The classic technology adoption curve has proved useful in the past towards understanding the market environment for digital cinema, and it continues to illuminate why things are so. Our current version is shown below.
Digital Cinema Technology Adoption Curve
The US market, if not Europe as well, is in the late adopter stage. Manufacturers are selling to a different market than before. Today’s buyers are less in a rush to get the latest and greatest, and more concerned about what it will cost to own and operate. The concern is real, as nearly all exhibitors point to higher operating costs with digital projectors than with film projectors. As a result, Barco hands out sophisticated spreadsheets that allow buyers to compare cost of ownership based on published numbers. Christie advertises more efficient xenon lamps available only for its projectors. And Sony is introducing a smaller projector that uses low cost mercury lamps.
Laser illumination has a role here, too. However, laser illumination has several challenges noted in earlier reports, notably the metamerism problem, worldwide regulatory issues, and the economics of a technology with a high capex versus the high opex of standard xenon technology. Manufacturer estimates indicate that the average payback period for laser illuminators is around 8 years, which is likely to be higher than exhibitors are willing to bet on.

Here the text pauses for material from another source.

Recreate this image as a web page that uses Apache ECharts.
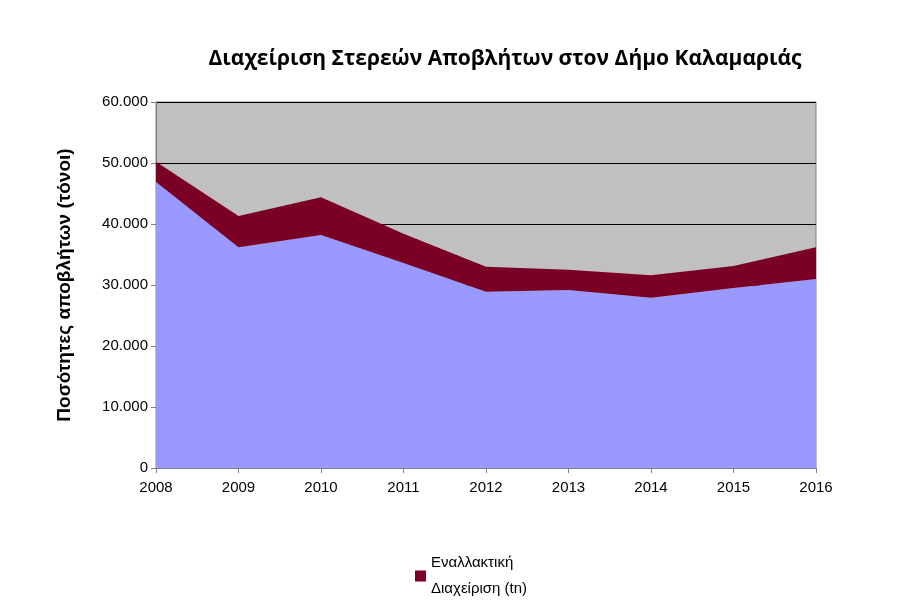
<!DOCTYPE html>
<html><head><meta charset="utf-8">
<script src="https://cdn.jsdelivr.net/npm/echarts@6/dist/echarts.min.js"></script>
<style>html,body{margin:0;padding:0;background:#fff}#c{width:900px;height:615px}</style>
</head><body><div id="c"></div>
<script>
const years = ['2008','2009','2010','2011','2012','2013','2014','2015','2016'];
const landfill = [46900,36200,38200,33600,28900,29200,27900,29500,31000];
const alternative = [3300,5100,6200,4800,4100,3300,3700,3600,5200];
const yTicks = [0,10000,20000,30000,40000,50000,60000];
const chart = echarts.init(document.getElementById('c'));
const fmt = v => v === 0 ? '0' : (v/1000).toFixed(3);
chart.setOption({
  animation:false,
  textStyle:{fontFamily:'Liberation Sans, Arial'},
  title:{text:'Διαχείριση Στερεών Αποβλήτων στον Δήμο Καλαμαριάς',left:500,top:44,textAlign:'center',
    textStyle:{fontSize:21,fontWeight:'bold',color:'#000',fontFamily:'Open Sans, Liberation Sans'}},
  grid:{left:156,right:84,top:102,bottom:147,backgroundColor:'#C0C0C0',show:true,borderColor:'#808080',borderWidth:1},
  legend:{data:['Εναλλακτική\nΔιαχείριση (tn)'],left:410,top:545,itemWidth:11,itemHeight:11,icon:'rect',
    textStyle:{fontSize:15,color:'#000',lineHeight:26}},
  xAxis:{type:'category',data:years,boundaryGap:false,
    axisLine:{lineStyle:{color:'#808080'}},axisTick:{show:true,lineStyle:{color:'#808080'}},
    axisLabel:{fontSize:15,color:'#000',margin:12}},
  yAxis:{type:'value',min:0,max:60000,interval:10000,
    name:'Ποσότητες αποβλήτων (τόνοι)',nameLocation:'middle',nameGap:82,
    nameTextStyle:{fontSize:19,fontWeight:'bold',color:'#000'},
    axisLine:{show:true,lineStyle:{color:'#808080'}},axisTick:{show:true,lineStyle:{color:'#808080'}},
    splitLine:{lineStyle:{color:'#000',width:1}},
    axisLabel:{fontSize:15,color:'#000',formatter:fmt}},
  series:[
    {name:'Ταφή',type:'line',stack:'a',data:landfill,symbol:'none',lineStyle:{width:0},
      areaStyle:{color:'#9999FF',opacity:1},z:3},
    {name:'Εναλλακτική\nΔιαχείριση (tn)',type:'line',stack:'a',data:alternative,symbol:'none',
      lineStyle:{width:0},itemStyle:{color:'#7A0026'},areaStyle:{color:'#7A0026',opacity:1},z:3}
  ]
});
</script></body></html>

Payback is achieved when the upfront capex for laser illumination equals the opex savings that occur by not using consumable xenon lamps and the power savings achieved through laser efficiency.

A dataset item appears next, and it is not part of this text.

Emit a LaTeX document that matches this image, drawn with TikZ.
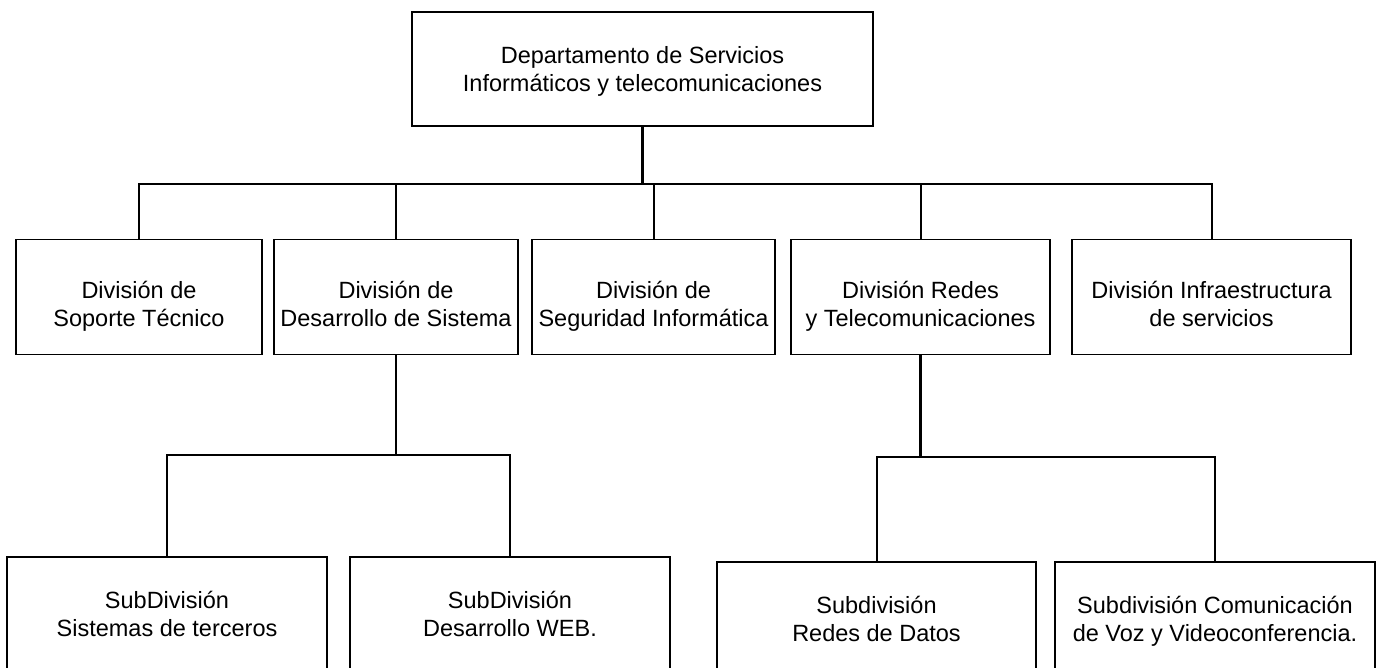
\documentclass[tikz,border=0pt]{standalone}
\usepackage{fontspec}
\setmainfont{Liberation Sans}
\begin{document}
\begin{tikzpicture}[x=1pt,y=-1pt,
  box/.style={draw, line width=1.7pt, align=center, inner sep=0pt,
    font=\fontsize{23.5}{28}\selectfont,
    execute at begin node={\rule{0pt}{#1}},
    execute at end node={\rule[-6pt]{0pt}{6pt}}},
  box/.default=50pt,
  conn/.style={line width=2pt},
  trunk/.style={line width=2.6pt}]
\path[use as bounding box, clip] (0,0) rectangle (1383,668);
\fill[white] (0,0) rectangle (1383,668);
% top
\node[box=50.6pt, minimum width=461pt, minimum height=114pt] (top) at (642.5,69)
  {Departamento de Servicios\\Informáticos y telecomunicaciones};
% level 2
\node[box=64pt, minimum width=246pt, minimum height=115pt] (b1) at (139,297)
  {División de\\Soporte Técnico};
\node[box=64pt, minimum width=244pt, minimum height=115pt] (b2) at (396,297)
  {División de\\Desarrollo de Sistema};
\node[box=64pt, minimum width=243pt, minimum height=115pt] (b3) at (653.5,297)
  {División de\\Seguridad Informática};
\node[box=64pt, minimum width=259pt, minimum height=115pt] (b4) at (920.5,297)
  {División Redes\\y Telecomunicaciones};
\node[box=64pt, minimum width=279pt, minimum height=115pt] (b5) at (1211.5,297)
  {División Infraestructura\\de servicios};
% level 3
\node[box=48pt, minimum width=320pt, minimum height=116pt] (sA) at (167,615)
  {SubDivisión\\Sistemas de terceros};
\node[box=48pt, minimum width=320pt, minimum height=116pt] (sB) at (510,615)
  {SubDivisión\\Desarrollo WEB.};
\node[box=48pt, minimum width=319pt, minimum height=116pt] (sC) at (876.5,620)
  {Subdivisión\\Redes de Datos};
\node[box=48pt, minimum width=320pt, minimum height=116pt] (sD) at (1215,620)
  {Subdivisión Comunicación\\de Voz y Videoconferencia.};
% connectors
\draw[trunk] (top.south) -- ++(0,57) coordinate (j0);
\draw[conn] (b1.north) -- (b1.north |- j0) -- (b5.north |- j0) -- (b5.north);
\draw[conn] (b2.north) -- (b2.north |- j0);
\draw[conn] (b3.north) -- (b3.north |- j0);
\draw[conn] (b4.north) -- (b4.north |- j0);
\draw[trunk] (b2.south) -- ++(0,100) coordinate (j1);
\draw[conn] (sA.north) -- (sA.north |- j1) -- (sB.north |- j1) -- (sB.north);
\draw[trunk] (b4.south) -- ++(0,102) coordinate (j2);
\draw[conn] (sC.north) -- (sC.north |- j2) -- (sD.north |- j2) -- (sD.north);
\end{tikzpicture}
\end{document}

Of the technologies that are about to enter the market, Sony’s move to use mercury lamps is perhaps the most controversial. Mercury lamps are efficient with light, and multiple lamps are used, which allows the show to go on even when one lamp fails. The controversy, however, is that of spectrum. Pictures being worth 1000 words, we defer to the illustrations below. The first diagram shows the uniformity of spectrum offered by Xenon lamps.
Xenon Spectral Distribution
(courtesy of Zeiss)
Mercury lamps, on the other hand, do not exhibit a spectrum that is anything near uniform, as can be seen below.

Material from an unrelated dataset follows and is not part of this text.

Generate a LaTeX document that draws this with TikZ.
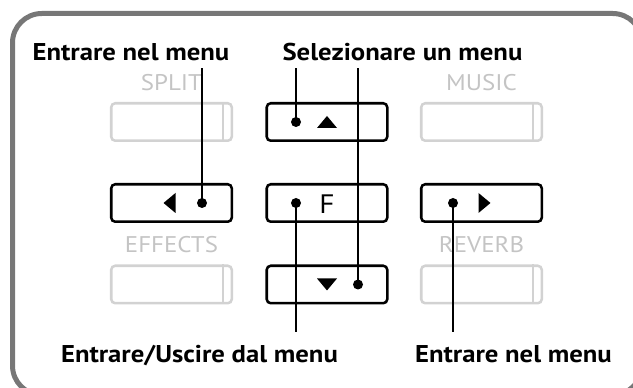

High Pressure Mercury Vapor Arc-Discharge Spectral Distribution
(courtesy of Zeiss)
The fact that extensive filtering is necessary to flatten the mercury lamp spectrum is obvious. In a recent demo of a Sony prototype, this author observed both a yellow cast and a cyan cast, depending on light level, indicating that Sony still has some work to do. Competitors believe that once the spectrum is flattened, the efficiency of the lamps will be eliminated. While Sony has pulled rabbits out of hats before, solving this one may require some real magic.